73In any event, I consider that these decisions correctly state the law. This flows, in my opinion, from the one indictment/one jury rule considered in Swansson and from the principle of finality of litigation. If there can only be one indictment presented to a jury of the counts which are charged against an accused person, any appeal must be from the verdicts on the indictment. Were it otherwise, the principle of finality of litigation would be offended.
74The principle of finality of litigation was examined by the High Court in D'Orta-Ekenaike v Victoria Legal Aid [2005] HCA 12; 223 CLR 1 at [34]:
"A central and pervading tenet of the judicial system is that controversies, once resolved, are not to be reopened except in a few, narrowly defined, circumstances."

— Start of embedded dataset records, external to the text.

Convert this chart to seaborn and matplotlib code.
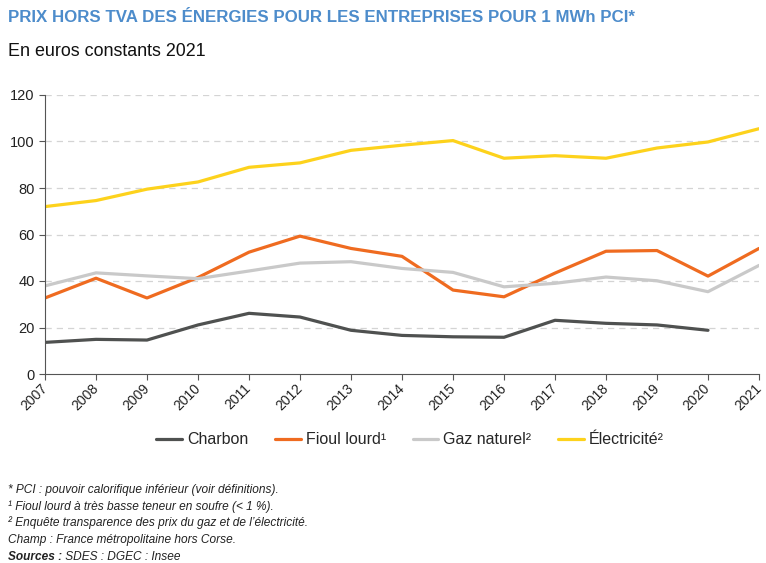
import matplotlib
matplotlib.use("Agg")
import matplotlib.pyplot as plt
import seaborn as sns
import pandas as pd
import numpy as np

years = list(range(2007, 2022))
charbon = [13.6, 14.9, 14.6, 21.1, 26.1, 24.5, 18.8, 16.6, 16.0, 15.8, 23.1, 21.8, 21.1, 18.8, np.nan]
fioul = [32.7, 41.2, 32.7, 41.5, 52.4, 59.3, 54.0, 50.6, 36.1, 33.2, 43.4, 52.8, 53.1, 42.1, 54.0]
gaz = [37.9, 43.5, 42.2, 41.0, 44.3, 47.7, 48.3, 45.4, 43.7, 37.5, 39.0, 41.7, 40.1, 35.4, 46.7]
elec = [72.0, 74.6, 79.5, 82.6, 88.9, 90.8, 96.2, 98.4, 100.4, 92.8, 93.9, 92.8, 97.2, 99.8, 105.5]

series_names = ["Charbon", "Fioul lourd\u00b9", "Gaz naturel\u00b2", "\u00c9lectricit\u00e9\u00b2"]
colors = ["#4f5150", "#ef6b20", "#c9c9c9", "#fdd21c"]

df = pd.DataFrame({"year": years, series_names[0]: charbon, series_names[1]: fioul,
                   series_names[2]: gaz, series_names[3]: elec})
long_df = df.melt(id_vars="year", var_name="energie", value_name="prix")

sns.set_theme(style="white")
plt.rcParams['font.family'] = ['Liberation Sans', 'DejaVu Sans']

fig = plt.figure(figsize=(7.66, 5.63), dpi=100)
ax = fig.add_axes([45 / 766, 1 - 374 / 563, (759 - 45) / 766, (374 - 95) / 563])

sns.lineplot(data=long_df, x="year", y="prix", hue="energie", hue_order=series_names,
             palette=dict(zip(series_names, colors)), linewidth=2.3, ax=ax, legend=False)

ax.set_xlim(2007, 2021)
ax.set_ylim(0, 120)
ax.set_yticks(range(0, 121, 20))
ax.set_xticks(years)
ax.set_xticklabels([str(y) for y in years], rotation=45, ha="right", va="center",
                   rotation_mode="anchor", fontsize=10, color="#222222")
ax.tick_params(axis="x", pad=5)
ax.tick_params(axis="y", labelsize=10.5, colors="#222222")
ax.tick_params(axis="both", direction="out", length=4, width=0.8, color="#555555", bottom=True, left=True)
ax.set_xlabel("")
ax.set_ylabel("")
for side in ["top", "right"]:
    ax.spines[side].set_visible(False)
for side in ["left", "bottom"]:
    ax.spines[side].set_color("#555555")
    ax.spines[side].set_linewidth(0.8)
for v in range(20, 121, 20):
    ax.axhline(v, color="#d4d4d4", linestyle=(0, (5, 4)), linewidth=0.9, zorder=0)

handles = [plt.Line2D([], [], color=c, linewidth=2.3) for c in colors]
fig.legend(handles, series_names, loc="center", bbox_to_anchor=(410 / 766, 1 - 440 / 563),
           ncol=4, frameon=False, fontsize=11.5, handlelength=1.6, handletextpad=0.3,
           columnspacing=1.7)

fig.text(8 / 766, 1 - 18 / 563, "PRIX HORS TVA DES \u00c9NERGIES POUR LES ENTREPRISES POUR 1 MWh PCI*",
         fontsize=12.2, fontweight="bold", color="#4d8ccb", va="center", ha="left")
fig.text(8 / 766, 1 - 52 / 563, "En euros constants 2021", fontsize=12.9, color="#111111",
         va="center", ha="left")

notes = [
    "* PCI : pouvoir calorifique inf\u00e9rieur (voir d\u00e9finitions).",
    "\u00b9 Fioul lourd \u00e0 tr\u00e8s basse teneur en soufre (< 1 %).",
    "\u00b2 Enqu\u00eate transparence des prix du gaz et de l\u2019\u00e9lectricit\u00e9.",
    "Champ : France m\u00e9tropolitaine hors Corse.",
]
note_y = [490, 507, 523, 540]
for txt, y in zip(notes, note_y):
    fig.text(8 / 766, 1 - y / 563, txt, fontsize=8.6, style="italic", color="#222222",
             va="center", ha="left")
src = fig.text(8 / 766, 1 - 557 / 563, "Sources :", fontsize=8.6, style="italic",
               fontweight="bold", color="#222222", va="center", ha="left")
ax.annotate(" SDES : DGEC : Insee", xy=(1, 0.5), xycoords=src, fontsize=8.6, style="italic",
            color="#222222", va="center", ha="left", annotation_clip=False)

fig.savefig("out.png", dpi=100)
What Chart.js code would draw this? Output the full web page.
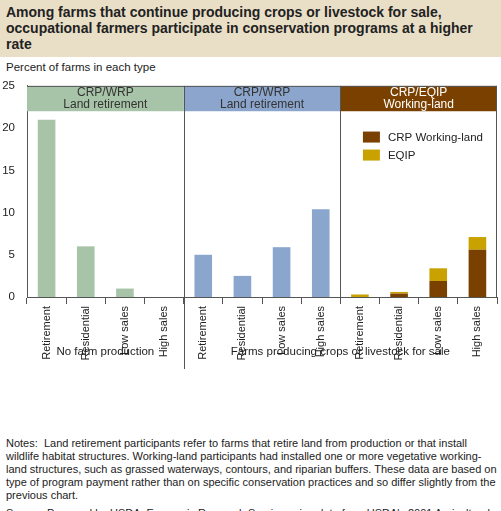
<!DOCTYPE html>
<html><head><meta charset="utf-8">
<script src="https://cdn.jsdelivr.net/npm/chart.js@4"></script>
<style>
body{margin:0;width:501px;height:511px;font-family:"Liberation Sans",Arial,sans-serif;background:#fff;position:relative;overflow:hidden}
#title{position:absolute;left:0;top:0;width:501px;height:57px;background:#e9dfc7;font-weight:bold;font-size:14px;line-height:16px;color:#222;padding:4px 6px;box-sizing:border-box}
#ylab{position:absolute;left:6px;top:61px;font-size:11.5px;color:#222}
#wrap{position:absolute;left:0;top:75px;width:501px;height:300px}
#notes{position:absolute;left:6px;top:437px;width:492px;font-size:11px;line-height:13px;color:#222}
</style></head><body>
<div id="title">Among farms that continue producing crops or livestock for sale, occupational farmers participate in conservation programs at a higher rate</div>
<div id="ylab">Percent of farms in each type</div>
<div id="wrap"><canvas id="c"></canvas></div>
<div id="notes">Notes:&nbsp; Land retirement participants refer to farms that retire land from production or that install wildlife habitat structures. Working-land participants had installed one or more vegetative working-land structures, such as grassed waterways, contours, and riparian buffers. These data are based on type of program payment rather than on specific conservation practices and so differ slightly from the previous chart.<div style="margin-top:5px">Source: Prepared by USDA, Economic Research Service using data from USDA's 2001 Agricultural Resource Management Survey, Cost and Returns Report.</div></div>
<script>
const categories = ["Retirement","Residential","Low sales","High sales","Retirement","Residential","Low sales","High sales","Retirement","Residential","Low sales","High sales"];
const noFarmRetirement = [21, 6, 1, 0, null, null, null, null, null, null, null, null];
const producingRetirement = [null, null, null, null, 5, 2.5, 5.9, 10.4, null, null, null, null];
const crpWorking = [null, null, null, null, null, null, null, null, 0, 0.4, 1.9, 5.6];
const eqip = [null, null, null, null, null, null, null, null, 0.3, 0.2, 1.5, 1.5];
const yTicks = [0, 5, 10, 15, 20, 25];
const panels = [
  {from: 0, to: 3, title: ["CRP/WRP", "Land retirement"], bg: "#a8c4a8", fg: "#333"},
  {from: 4, to: 7, title: ["CRP/WRP", "Land retirement"], bg: "#8ba5cc", fg: "#333"},
  {from: 8, to: 11, title: ["CRP/EQIP", "Working-land"], bg: "#7a4000", fg: "#fff"}
];
const groups = [
  {from: 0, to: 3, label: "No farm production"},
  {from: 4, to: 11, label: "Farms producing crops or livestock for sale"}
];
const cGreen = "#a8c4a8", cBlue = "#8aa6cc", cCrp = "#7a4000", cEqip = "#c9a200";

const deco = {
  id: "deco",
  beforeDatasetsDraw(chart) {
    const {ctx, chartArea: a, scales: {x, y}} = chart;
    const half = (x.getPixelForValue(1) - x.getPixelForValue(0)) / 2;
    const bandBottom = y.getPixelForValue(22);
    ctx.save();
    panels.forEach(p => {
      const l = x.getPixelForValue(p.from) - half, r = x.getPixelForValue(p.to) + half;
      ctx.fillStyle = p.bg;
      ctx.fillRect(l, a.top, r - l, bandBottom - a.top);
      ctx.fillStyle = p.fg;
      ctx.font = "12px 'Liberation Sans', Arial";
      ctx.textAlign = "center";
      ctx.fillText(p.title[0], (l + r) / 2, a.top + 10);
      ctx.fillText(p.title[1], (l + r) / 2, a.top + 22);
    });
    ctx.strokeStyle = "#555"; ctx.lineWidth = 1;
    [4, 8].forEach(i => {
      const px = Math.round(x.getPixelForValue(i) - half) + 0.5;
      ctx.beginPath(); ctx.moveTo(px, a.top); ctx.lineTo(px, i === 4 ? a.bottom + 72 : a.bottom); ctx.stroke();
    });
    ctx.beginPath(); ctx.moveTo(a.right - 0.5, a.top); ctx.lineTo(a.right - 0.5, a.bottom); ctx.stroke();
    ctx.beginPath(); ctx.moveTo(a.left, a.top + 0.5); ctx.lineTo(a.right, a.top + 0.5); ctx.stroke();
    ctx.fillStyle = "#222"; ctx.font = "11.5px 'Liberation Sans', Arial"; ctx.textAlign = "center";
    groups.forEach(g => {
      const l = x.getPixelForValue(g.from) - half, r = x.getPixelForValue(g.to) + half;
      ctx.fillText(g.label, (l + r) / 2, a.bottom + 58);
    });
    // legend
    const lx = x.getPixelForValue(8) + 3, ly = y.getPixelForValue(19);
    ctx.textAlign = "left"; ctx.font = "11.5px 'Liberation Sans', Arial";
    ctx.fillStyle = cCrp; ctx.fillRect(lx, ly - 5, 17, 11);
    ctx.fillStyle = cEqip; ctx.fillRect(lx, ly + 13, 17, 11);
    ctx.fillStyle = "#222";
    ctx.fillText("CRP Working-land", lx + 25, ly + 4);
    ctx.fillText("EQIP", lx + 25, ly + 22);
    ctx.restore();
  }
};

new Chart(document.getElementById("c"), {
  type: "bar",
  data: {
    labels: categories,
    datasets: [
      {data: noFarmRetirement, backgroundColor: cGreen},
      {data: producingRetirement, backgroundColor: cBlue},
      {data: crpWorking, backgroundColor: cCrp},
      {data: eqip, backgroundColor: cEqip}
    ]
  },
  options: {
    responsive: true, maintainAspectRatio: false, animation: false,
    layout: {padding: {right: 4, top: 6}},
    plugins: {legend: {display: false}, tooltip: {enabled: false}},
    datasets: {bar: {barPercentage: 0.45, categoryPercentage: 1, skipNull: true}},
    scales: {
      x: {
        stacked: true,
        grid: {offset: true, drawOnChartArea: false, tickLength: 7, color: "#555"},
        border: {color: "#555"},
        ticks: {maxRotation: 90, minRotation: 90, color: "#222", font: {size: 11, family: "'Liberation Sans', Arial"}, padding: 2},
        afterFit(s) { s.height = 78; }
      },
      y: {
        stacked: true, min: 0, max: 25,
        afterBuildTicks(s) { s.ticks = yTicks.map(v => ({value: v})); },
        grid: {display: false},
        border: {color: "#555"},
        ticks: {color: "#222", font: {size: 11.5, family: "'Liberation Sans', Arial"}, padding: 4},
        afterFit(s) { s.width = 27; }
      }
    }
  },
  plugins: [deco]
});
</script>
</body></html>
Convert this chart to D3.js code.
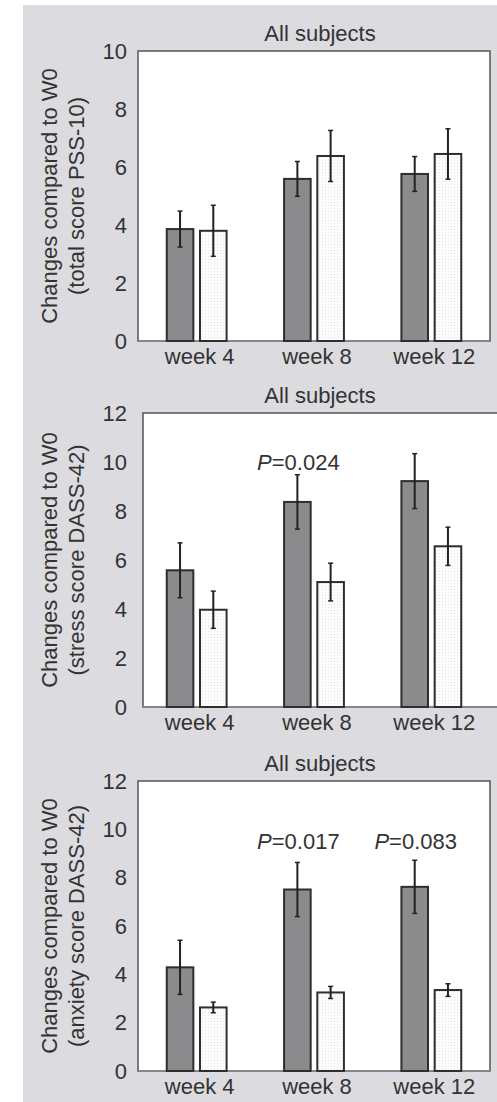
<!DOCTYPE html>
<html>
<head>
<meta charset="utf-8">
<script src="https://cdn.jsdelivr.net/npm/d3@7"></script>
<style>
  body { margin: 0; background: #fff; }
  svg { display: block; font-family: "Liberation Sans", Arial, sans-serif; }
  text { fill: #333; }
</style>
</head>
<body>
<svg id="chart" width="497" height="1102"></svg>
<script>
// categories
const weeks = ["week 4", "week 8", "week 12"];
const series = ["dark", "light"];

// panel 1 - total score PSS-10
const pssDark = [3.86, 5.59, 5.76];
const pssDarkErr = [0.62, 0.6, 0.6];
const pssLight = [3.8, 6.38, 6.45];
const pssLightErr = [0.88, 0.88, 0.87];
const pssTicks = [0, 2, 4, 6, 8, 10];
const pssP = [null, null, null];

// panel 2 - stress score DASS-42
const stressDark = [5.58, 8.37, 9.22];
const stressDarkErr = [1.12, 1.11, 1.12];
const stressLight = [3.97, 5.1, 6.56];
const stressLightErr = [0.76, 0.77, 0.78];
const stressP = [null, "0.024", null];

// panel 3 - anxiety score DASS-42
const anxDark = [4.29, 7.51, 7.62];
const anxDarkErr = [1.12, 1.12, 1.1];
const anxLight = [2.63, 3.25, 3.35];
const anxLightErr = [0.22, 0.25, 0.26];
const anxP = [null, "0.017", "0.083"];

const dassTicks = [0, 2, 4, 6, 8, 10, 12];

const titleText = "All subjects";
const yTitle = "Changes compared to W0";

var svg = d3.select("#chart");

// pattern for the dotted bars
var defs = svg.append("defs");
var pat = defs.append("pattern")
    .attr("id", "dots")
    .attr("width", 3).attr("height", 3)
    .attr("patternUnits", "userSpaceOnUse");
pat.append("rect").attr("width", 3).attr("height", 3).attr("fill", "#fdfdfd");
pat.append("rect").attr("x", 1).attr("y", 1).attr("width", 1).attr("height", 1).attr("fill", "#e4e4e4");

// gray page background
svg.append("rect")
    .attr("x", 23).attr("y", 5)
    .attr("width", 474).attr("height", 1097)
    .attr("fill", "#dcdbdf");

// shared x scale
var x0 = d3.scaleBand().domain(weeks).range([138, 490]).paddingInner(0.49).paddingOuter(0.245);
var x1 = d3.scaleBand().domain(series).range([0, x0.bandwidth()]).paddingInner(0.2);

var panels = [
    { top: 51, bottom: 341, left: 138, right: 490, max: 10, ticks: pssTicks, sub: "(total score PSS-10)",
      dark: pssDark, darkErr: pssDarkErr, light: pssLight, lightErr: pssLightErr, p: pssP, pY: 0 },
    { top: 413, bottom: 707, left: 143, right: 505, max: 12, ticks: dassTicks, sub: "(stress score DASS-42)",
      dark: stressDark, darkErr: stressDarkErr, light: stressLight, lightErr: stressLightErr, p: stressP, pY: 9.66 },
    { top: 781, bottom: 1071, left: 138, right: 490, max: 12, ticks: dassTicks, sub: "(anxiety score DASS-42)",
      dark: anxDark, darkErr: anxDarkErr, light: anxLight, lightErr: anxLightErr, p: anxP, pY: 9.2 }
];

panels.forEach(drawPanel);

function drawPanel(pn) {
    var g = svg.append("g");
    var y = d3.scaleLinear().domain([0, pn.max]).range([pn.bottom, pn.top]);

    // plot area
    g.append("rect")
        .attr("x", pn.left).attr("y", pn.top)
        .attr("width", pn.right - pn.left).attr("height", pn.bottom - pn.top)
        .attr("fill", "#fff")
        .attr("stroke", "#555")
        .attr("stroke-width", 1.5);
    g.append("line")
        .attr("x1", pn.left).attr("x2", pn.right)
        .attr("y1", pn.bottom).attr("y2", pn.bottom)
        .attr("stroke", "#8a8a8a").attr("stroke-width", 1.5);

    // title
    g.append("text")
        .attr("x", 320).attr("y", pn.top - 10)
        .attr("text-anchor", "middle")
        .style("font-size", "22px")
        .text(titleText);

    // y axis
    var yAxis = g.append("g")
        .attr("transform", `translate(138,0)`)
        .call(d3.axisLeft(y).tickValues(pn.ticks).tickSize(0).tickPadding(11));
    yAxis.select(".domain").remove();
    yAxis.selectAll("text")
        .style("font-size", "22px")
        .attr("fill", "#333")
        .attr("font-family", "Liberation Sans, Arial, sans-serif");

    // y title
    var cy = (pn.top + pn.bottom) / 2;
    g.append("text")
        .attr("transform", `translate(57,${cy}) rotate(-90)`)
        .attr("text-anchor", "middle")
        .style("font-size", "22px")
        .text(yTitle);
    g.append("text")
        .attr("transform", `translate(84,${cy}) rotate(-90)`)
        .attr("text-anchor", "middle")
        .style("font-size", "22px")
        .text(pn.sub);

    // x labels
    g.selectAll(".wk")
        .data(weeks)
        .enter().append("text")
        .attr("x", (d) => x0(d) + x0.bandwidth() / 2 + 3)
        .attr("y", pn.bottom + 23)
        .attr("text-anchor", "middle")
        .style("font-size", "22px")
        .text((d) => d);

    // bars
    var rows = [];
    weeks.forEach((w, i) => {
        rows.push({ week: w, s: "dark", v: pn.dark[i], e: pn.darkErr[i] });
        rows.push({ week: w, s: "light", v: pn.light[i], e: pn.lightErr[i] });
    });

    g.selectAll(".bar")
        .data(rows)
        .enter().append("rect")
        .attr("x", (d) => x0(d.week) + x1(d.s))
        .attr("y", (d) => y(d.v))
        .attr("width", x1.bandwidth())
        .attr("height", (d) => y(0) - y(d.v))
        .attr("fill", (d) => d.s == "dark" ? "#8b8b8d" : "url(#dots)")
        .attr("stroke", "#2e2e2e")
        .attr("stroke-width", 2);

    // error bars
    var cx = (d) => x0(d.week) + x1(d.s) + x1.bandwidth() / 2;
    g.selectAll(".err")
        .data(rows)
        .enter().append("line")
        .attr("x1", cx).attr("x2", cx)
        .attr("y1", (d) => y(d.v + d.e))
        .attr("y2", (d) => y(d.v - d.e))
        .attr("stroke", "#222")
        .attr("stroke-width", 2);
    [1, -1].forEach((sgn) => {
        g.selectAll(null)
            .data(rows)
            .enter().append("line")
            .attr("x1", (d) => cx(d) - 2.5).attr("x2", (d) => cx(d) + 2.5)
            .attr("y1", (d) => y(d.v + sgn * d.e))
            .attr("y2", (d) => y(d.v + sgn * d.e))
            .attr("stroke", "#222")
            .attr("stroke-width", 1.5);
    });

    // p-values
    var pt = g.selectAll(".pval")
        .data(weeks.map((w, i) => ({ week: w, p: pn.p[i] })).filter((d) => d.p))
        .enter().append("text")
        .attr("x", (d) => x0(d.week) + x1("dark") + x1.bandwidth() / 2 + 1)
        .attr("y", y(pn.pY))
        .attr("text-anchor", "middle")
        .style("font-size", "22px");
    pt.append("tspan").style("font-style", "italic").text("P");
    pt.append("tspan").text((d) => "=" + d.p);
}
</script>
</body>
</html>
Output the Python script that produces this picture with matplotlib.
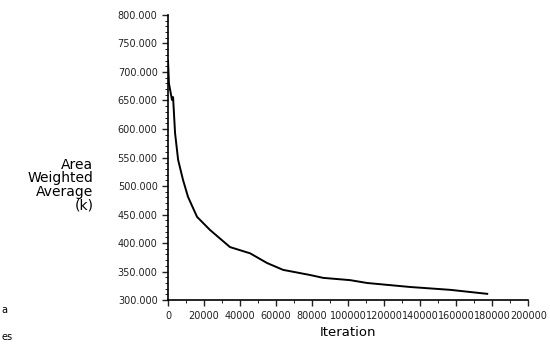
import matplotlib
matplotlib.use("Agg")
import matplotlib.pyplot as plt
from matplotlib.ticker import MultipleLocator, FormatStrFormatter

# values
iteration = [0, 500, 2200, 2800, 3900, 5600, 8300, 11100, 16100, 23300, 34400,
             45600, 55000, 63900, 78900, 86100, 101100, 110600, 134400, 156700, 177200]
temperature = [720, 680, 651, 656, 593, 546, 511, 481, 446, 423, 393,
               382, 365, 353, 344, 339, 335, 330, 323, 318, 311]

x_ticks = list(range(0, 200001, 20000))
y_ticks = list(range(300, 801, 50))

fig = plt.figure(figsize=(5.5, 3.56), dpi=100)
ax = fig.add_axes([0.3055, 0.157, 0.655, 0.801])

ax.plot(iteration, temperature, color="black", lw=1.4)

ax.set_xlim(0, 200000)
ax.set_ylim(300, 800)
ax.set_xticks(x_ticks)
ax.set_yticks(y_ticks)
ax.yaxis.set_minor_locator(MultipleLocator(10))
ax.xaxis.set_minor_locator(MultipleLocator(10000))
ax.yaxis.set_major_formatter(FormatStrFormatter("%.3f"))
ax.tick_params(labelsize=7, length=4, width=1, colors="#222222")
ax.tick_params(which="minor", length=2)

for side in ["top", "right"]:
    ax.spines[side].set_visible(False)
for side in ["left", "bottom"]:
    ax.spines[side].set_linewidth(1.2)

ax.set_xlabel("Iteration", fontsize=9.5, labelpad=4)
fig.text(0.17, 0.48, "Area\nWeighted\nAverage\n(k)", ha="right", va="center",
         fontsize=10, linespacing=0.95)

# small text fragments at the left edge of the picture
fig.text(0.003, 0.12, "a", fontsize=7, ha="left")
fig.text(0.003, 0.045, "es", fontsize=7, ha="left")

fig.savefig("out.png", dpi=100)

75In Burrell the Court emphasised that the reargument or reagitation of issues already decided by a court involves an unacceptable and, indeed, unavailable, departure from the principle of finality: see especially at [15], [16] and [19]; see also Kirby J at [98]. See also Eastman v R [2008] FCAFC 62; 166 FCR 579.
76If more than one appeal was allowed from convictions of different counts on an indictment, there may well be an overlapping of issues in the different appeals. There may also be a determination in one appeal which would conflict with the determination in the second appeal.
77The present case is an example. The Crown case was that the money which was the subject of count 6 was the proceeds of the robbery of the Drummoyne Hotel, being the robbery subject of count 3. The evidence relating to Count 6 was thus directly relevant to count 3. If separate appeals were permissible from the conviction on the robbery count (count 3) and from the possession of the proceeds of crime count (count 6), differently constituted courts could arrive at different conclusions as to whether the respective convictions were unreasonable and inconsistent with the evidence.
78Subject to the question of abandonment, it follows in my opinion, therefore, that this Court does not have jurisdiction to hear and determine a second appeal in respect of counts 5 and 6.